## Task directions
From the listing below, pull out the lines that hold "this".

Data listing
━━━━━━━━━━

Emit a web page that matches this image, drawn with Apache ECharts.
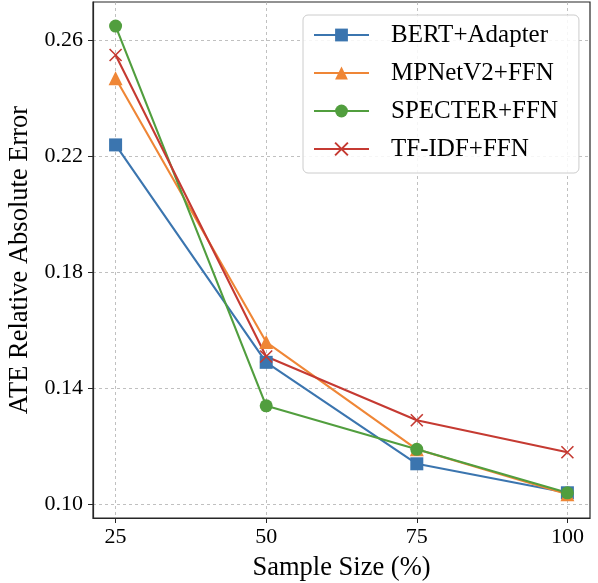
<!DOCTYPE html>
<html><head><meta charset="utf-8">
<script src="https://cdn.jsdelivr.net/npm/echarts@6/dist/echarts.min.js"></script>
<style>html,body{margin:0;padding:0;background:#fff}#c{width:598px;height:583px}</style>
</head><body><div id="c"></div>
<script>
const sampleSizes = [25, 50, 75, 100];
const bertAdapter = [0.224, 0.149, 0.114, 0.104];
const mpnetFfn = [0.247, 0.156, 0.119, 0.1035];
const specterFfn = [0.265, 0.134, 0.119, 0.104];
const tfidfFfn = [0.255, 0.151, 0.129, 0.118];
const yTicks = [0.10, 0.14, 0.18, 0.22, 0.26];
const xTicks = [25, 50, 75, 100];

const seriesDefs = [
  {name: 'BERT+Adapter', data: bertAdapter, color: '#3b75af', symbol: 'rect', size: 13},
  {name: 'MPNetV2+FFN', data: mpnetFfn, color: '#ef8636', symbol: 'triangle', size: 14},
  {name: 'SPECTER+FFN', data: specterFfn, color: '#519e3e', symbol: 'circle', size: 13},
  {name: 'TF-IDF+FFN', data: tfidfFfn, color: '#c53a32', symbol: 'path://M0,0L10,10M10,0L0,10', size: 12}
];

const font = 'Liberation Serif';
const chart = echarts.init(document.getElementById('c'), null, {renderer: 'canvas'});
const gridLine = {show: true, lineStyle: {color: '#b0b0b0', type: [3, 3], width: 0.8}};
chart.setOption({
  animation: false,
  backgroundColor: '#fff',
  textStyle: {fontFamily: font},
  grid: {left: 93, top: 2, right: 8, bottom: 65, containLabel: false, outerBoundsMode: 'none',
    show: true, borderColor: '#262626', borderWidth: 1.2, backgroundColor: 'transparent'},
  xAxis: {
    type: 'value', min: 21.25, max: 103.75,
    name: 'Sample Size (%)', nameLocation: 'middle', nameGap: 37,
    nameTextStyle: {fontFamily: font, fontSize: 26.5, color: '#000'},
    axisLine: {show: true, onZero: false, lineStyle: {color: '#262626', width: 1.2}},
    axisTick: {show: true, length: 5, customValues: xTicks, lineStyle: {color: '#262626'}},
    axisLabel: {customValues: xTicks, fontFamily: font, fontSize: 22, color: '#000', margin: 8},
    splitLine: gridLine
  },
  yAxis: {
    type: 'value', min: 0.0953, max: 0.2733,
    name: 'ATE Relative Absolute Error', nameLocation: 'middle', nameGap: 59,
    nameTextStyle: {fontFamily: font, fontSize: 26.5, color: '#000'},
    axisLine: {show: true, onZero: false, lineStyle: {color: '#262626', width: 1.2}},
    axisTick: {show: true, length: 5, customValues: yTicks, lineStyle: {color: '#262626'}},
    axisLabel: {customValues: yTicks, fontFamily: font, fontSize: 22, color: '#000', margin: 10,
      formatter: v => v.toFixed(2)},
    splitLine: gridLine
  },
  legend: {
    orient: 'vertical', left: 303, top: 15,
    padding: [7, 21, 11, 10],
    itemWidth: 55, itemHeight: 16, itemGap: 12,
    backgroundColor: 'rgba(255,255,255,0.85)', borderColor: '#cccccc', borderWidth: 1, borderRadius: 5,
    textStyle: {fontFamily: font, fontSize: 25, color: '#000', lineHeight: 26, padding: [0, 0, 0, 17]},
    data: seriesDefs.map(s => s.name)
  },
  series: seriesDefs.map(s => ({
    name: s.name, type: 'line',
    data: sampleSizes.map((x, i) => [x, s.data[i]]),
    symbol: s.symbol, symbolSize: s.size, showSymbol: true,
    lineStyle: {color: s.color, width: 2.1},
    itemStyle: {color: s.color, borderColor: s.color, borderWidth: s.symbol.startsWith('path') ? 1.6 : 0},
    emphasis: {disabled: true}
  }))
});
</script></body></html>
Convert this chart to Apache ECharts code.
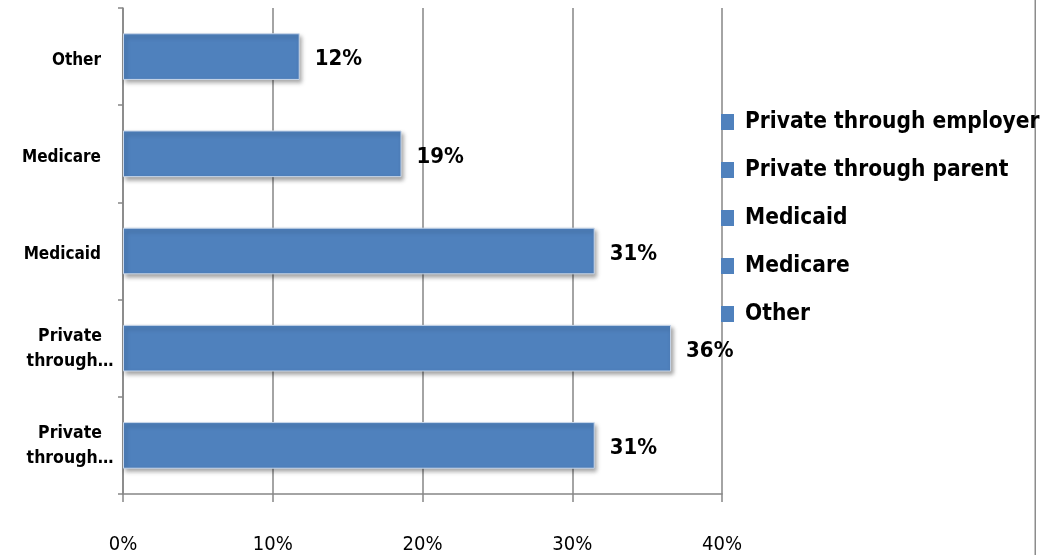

━━━━━━━━━━

## Output
Emit a web page that matches this image, drawn with Apache ECharts.
Convert this chart to Apache ECharts code.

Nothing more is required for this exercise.